First Love, Last Rites remains a collection of interest for the study of postwar British literature and for the study of Ian McEwan, who has since achieved wide fame with multiple Booker Prize nominations for his later novels and with the Booker Prize–winning novel Atonement (2002). He published only one subsequent collection of short stories, In Between the Sheets (1978), which focuses on many of the same themes as his fi rst collection. Although his tendency to depict violence and perversity explicitly has become muted in the novels that followed the publication of his two short story collections, his interest in the origins of violence and evil in the human condition has remained. First Love, Last Rites clearly reflects an interest in the nature of violence that featured in many works of British literature in the several decades following World War II, from the savage nature poetry of Ted Hughes and the fictions of William Golding and Anthony Burgess to the quietly violent dramas of Harold Pinter.

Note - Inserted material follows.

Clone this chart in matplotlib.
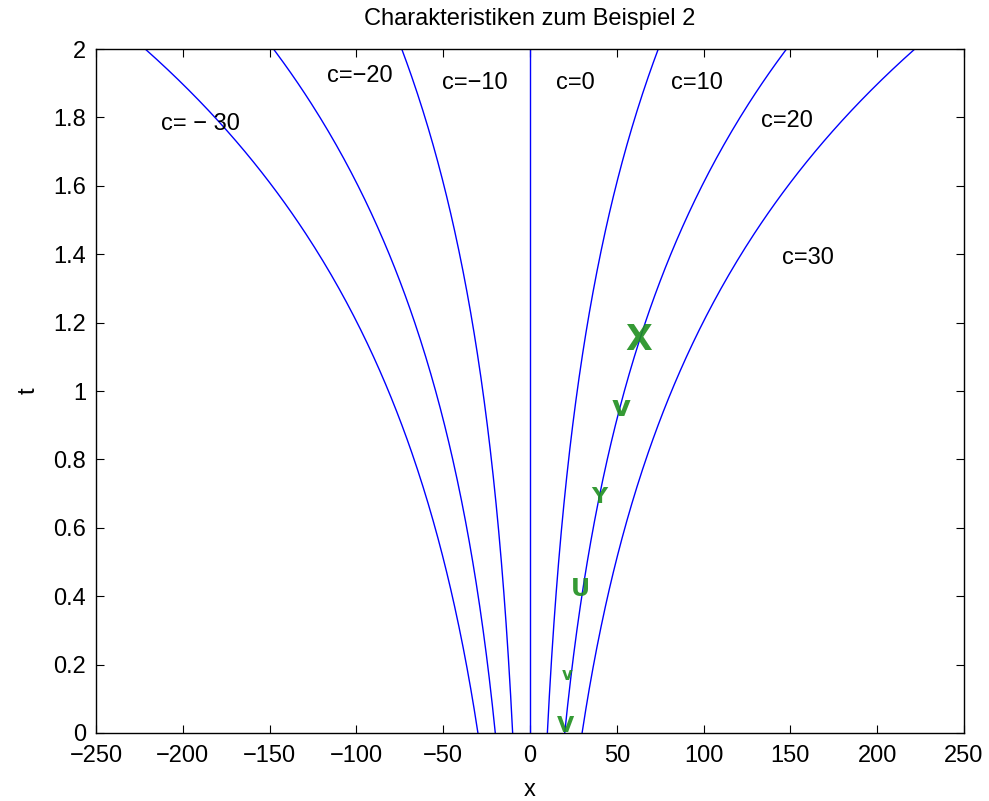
import numpy as np
import matplotlib
matplotlib.use("Agg")
import matplotlib.pyplot as plt

plt.rcParams['font.family'] = ['Liberation Sans', 'DejaVu Sans']

# characteristic constants and the time grid
c_values = [-30, -20, -10, 0, 10, 20, 30]
t = np.linspace(0, 2, 201)

# curve labels (text, x, t)
label_texts = ["c= \u2212 30", "c=\u221220", "c=\u221210", "c=0", "c=10", "c=20", "c=30"]
label_x = [-190, -98, -32, 26, 96, 148, 160]
label_t = [1.78, 1.92, 1.90, 1.90, 1.90, 1.79, 1.39]

# green hand marks along the c=20 characteristic
mark_texts = ["V", "v", "U", "Y", "v", "X"]
mark_x = [20.2, 21.3, 28.8, 39.7, 52.4, 62.5]
mark_t = [0.02, 0.17, 0.42, 0.69, 0.95, 1.15]
mark_sizes = [16, 12, 17, 16, 21, 25]

FS = 17

fig = plt.figure(figsize=(9.89, 8.01), dpi=100)
ax = fig.add_axes([0.0971, 0.0849, 0.8776, 0.8539])

for c in c_values:
    ax.plot(c * np.exp(t), t, color='#0000ff', lw=1.0)

for s, x, y in zip(label_texts, label_x, label_t):
    ax.text(x, y, s, ha='center', va='center', fontsize=FS)

for s, x, y, fs in zip(mark_texts, mark_x, mark_t, mark_sizes):
    ax.text(x, y, s, ha='center', va='center', fontsize=fs, color='#1f8f1f',
            fontweight='bold', family='DejaVu Sans', alpha=0.9)

ax.set_xlim(-250, 250)
ax.set_ylim(0, 2)
ax.set_xticks(np.arange(-250, 251, 50))
ax.set_yticks(np.arange(0, 2.01, 0.2))
ax.set_yticklabels(['0', '0.2', '0.4', '0.6', '0.8', '1', '1.2', '1.4', '1.6', '1.8', '2'])
ax.tick_params(direction='in', top=True, right=True, length=6, width=0.8, labelsize=FS)
ax.tick_params(axis='x', pad=9)
ax.tick_params(axis='y', pad=7)
for sp in ax.spines.values():
    sp.set_linewidth(1.0)

ax.set_title("Charakteristiken zum Beispiel 2", fontsize=FS, pad=17)
ax.set_xlabel("x", fontsize=FS, labelpad=8)
ax.set_ylabel("t", fontsize=FS, labelpad=10)

fig.savefig("out.png", dpi=100)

With very few exceptions, most of the stories in the collection remain firmly within the tradition of a stark, gritty realism. Elements of postmodernism surface occasionally in the stories, especially in “Solid Geometry,” but McEwan’s short fiction has little in common with the self-referential or academic fiction of more clearly postmodern novelists and short story writers such as John Fowles or Jeanette Winterson, who were a dominant presence on the British literary landscape of the 1970s and 1980s.

BIBLIOGRAPHY
Malcolm, David. Understanding Ian McEwan. Columbia: University of South Carolina Press, 2002.
McEwan, Ian. First Love, Last Rites. London: Cape, 1975; New York: Random House, 1975.
Raban, Jonathan. “Exiles: New Fiction,” Encounter 44 (June 1975): 81.
Ryan, Kiernan. Ian McEwan. Plymouth, England: Northcote House, 1994.
Slay, Jack, Jr. Ian McEwan. New York: Twayne, 1996; London: Prentice Hall, 1996.